All of them are playing in me right now.
Creating from wholeness versus fixing from lack
I know it well. I'm talking to myself in a way. But there's an important distinction here. One thing is: what is, is beautiful, and I have a love for co-creating, for dancing with what is toward what I personally feel called to. That could be a different living situation, a change in something, creating music, working, whatever it is, some kind of generative process. But it's coming from a place where nothing is essentially missing now. From there, there is a movement with reality that's very different from: "Something is essentially wrong right now. Something is essentially missing. It'll only be okay when I get the coffee, when I get the house, when I get the job, when I get the partner, when I get rid of the partner."
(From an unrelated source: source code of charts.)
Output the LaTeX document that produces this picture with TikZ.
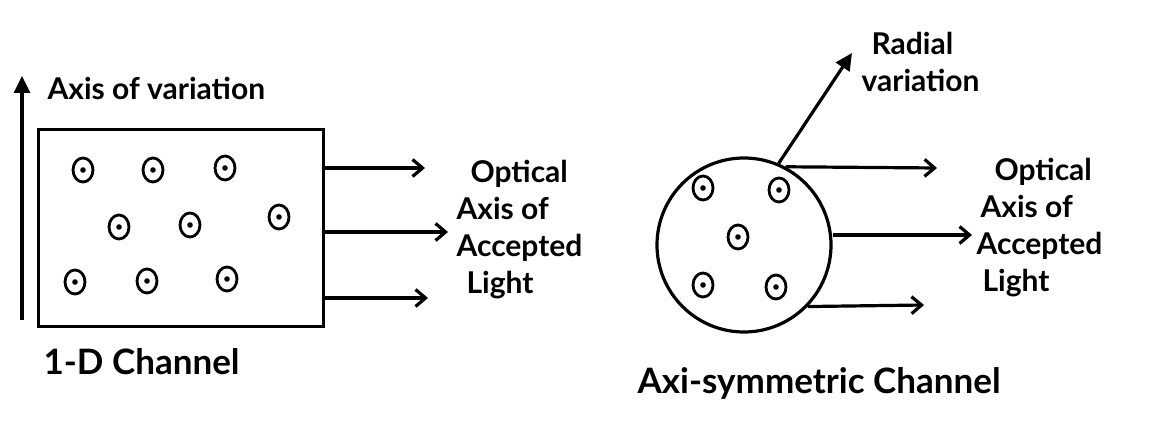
\documentclass[tikz,border=0pt]{standalone}
\usepackage{fontspec}
\setmainfont{Lato}
\usetikzlibrary{arrows.meta,shapes.geometric}
\begin{document}
\begin{tikzpicture}[x=1pt,y=-1pt,line width=3.2pt,
  hole/.style={draw,ellipse,line width=2.8pt,minimum width=20pt,minimum height=24pt,inner sep=0pt,
    path picture={\fill (path picture bounding box.center) circle (2.8pt);}},
  lightarrow/.style={-{Straight Barb[length=10pt,width=17pt,line width=3.2pt]}},
  bigarrow/.style={-{Triangle[length=17pt,width=16pt]}},
  lbl/.style={font=\bfseries\fontsize{30}{37}\selectfont,inner sep=0pt},
  biglbl/.style={font=\bfseries\fontsize{35}{40}\selectfont,inner sep=0pt}]
\useasboundingbox (0,0) rectangle (1151,427);
% ---- left: 1-D channel
\node[draw,minimum width=285pt,minimum height=197pt,anchor=north west,inner sep=0pt] (box) at (37,128) {};
\coordinate (axbot) at (22,320);
\coordinate (axtop) at (22,76);
\draw[bigarrow] (axbot) -- (axtop);
\node[lbl,anchor=west] (axlbl) at (46,88) {Axis of variation};
\node[hole] (h1) at (83,170) {};
\node[hole] (h2) at (153,170) {};
\node[hole] (h3) at (225,168) {};
\node[hole] (h4) at (119,227) {};
\node[hole] (h5) at (190,225) {};
\node[hole] (h6) at (279,217) {};
\node[hole] (h7) at (75,282) {};
\node[hole] (h8) at (147,281) {};
\node[hole] (h9) at (227,279) {};
\coordinate (la1) at (425,168);
\coordinate (la2) at (448,232);
\coordinate (la3) at (428,298);
\draw[lightarrow] (box.east |- la1) -- (la1);
\draw[lightarrow] (box.east |- la2) -- (la2);
\draw[lightarrow] (box.east |- la3) -- (la3);
\node[lbl,align=left,anchor=west] (optL) at (455,230) {\hspace*{14pt}Optical\\Axis of\\Accepted\\\hspace*{10pt}Light};
\node[biglbl,anchor=west] (chL) at (42,362) {1-D Channel};
% ---- right: axi-symmetric channel
\node[draw,circle,minimum size=174pt,inner sep=0pt] (disc) at (744,245) {};
\node[hole] (k1) at (703,188) {};
\node[hole] (k2) at (779,190) {};
\node[hole] (k3) at (738,237) {};
\node[hole] (k4) at (703,285) {};
\node[hole] (k5) at (776,287) {};
\coordinate (radtip) at (852,53);
\draw[bigarrow] (disc.67) -- (radtip);
\node[lbl,align=left,anchor=west] (radlbl) at (860,62) {\hspace*{10pt}Radial\\variation};
\coordinate (ra1) at (937,168);
\coordinate (ra2) at (972,235);
\coordinate (ra3) at (924,305);
\draw[lightarrow] (disc.62) -- (ra1);
\draw[lightarrow] (disc.east |- ra2) -- (ra2);
\draw[lightarrow] (disc.-44) -- (ra3);
\node[lbl,align=left,anchor=west] (optR) at (975,228) {\hspace*{18pt}Optical\\\hspace*{4pt}Axis of\\Accepted\\\hspace*{6pt}Light};
\node[biglbl,anchor=west] (chR) at (636,383) {Axi-symmetric Channel};
\end{tikzpicture}
\end{document}
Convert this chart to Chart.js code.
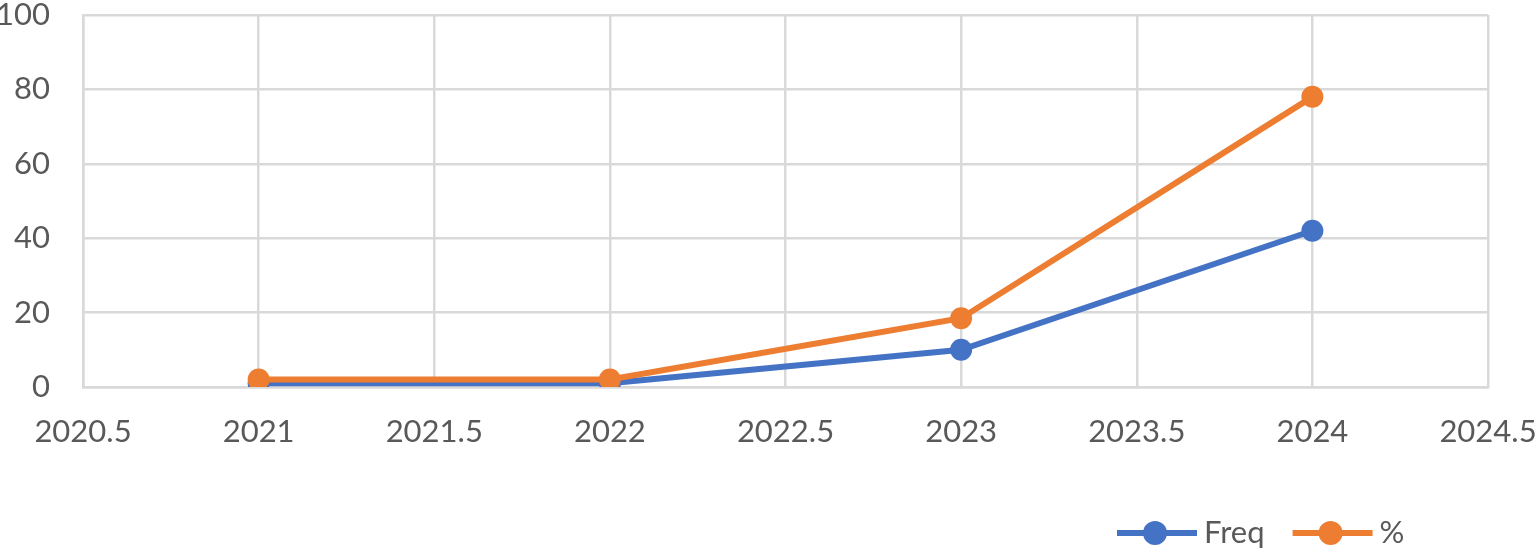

I can't name the number of things we think, because it's constant and constantly changing. We have our favorite themes, but it's always the same structure: the problem is this thing that's here now; that is an interpretation imposed on reality; when I change it, it's going to be okay. That's the part we're trying to pierce.
But piercing it doesn't mean there's no more dancing with the imagination of the future. It becomes a creative process, a process coming from loving what is now without any resistance or reactivity, a complete embracing of what is. And from there, using all of our vitality, imagination, creativity, generativity, love, and passion to simply enjoy the experience of being here.
And that requires us to be okay with fear and pain, because it's scary and it hurts at times.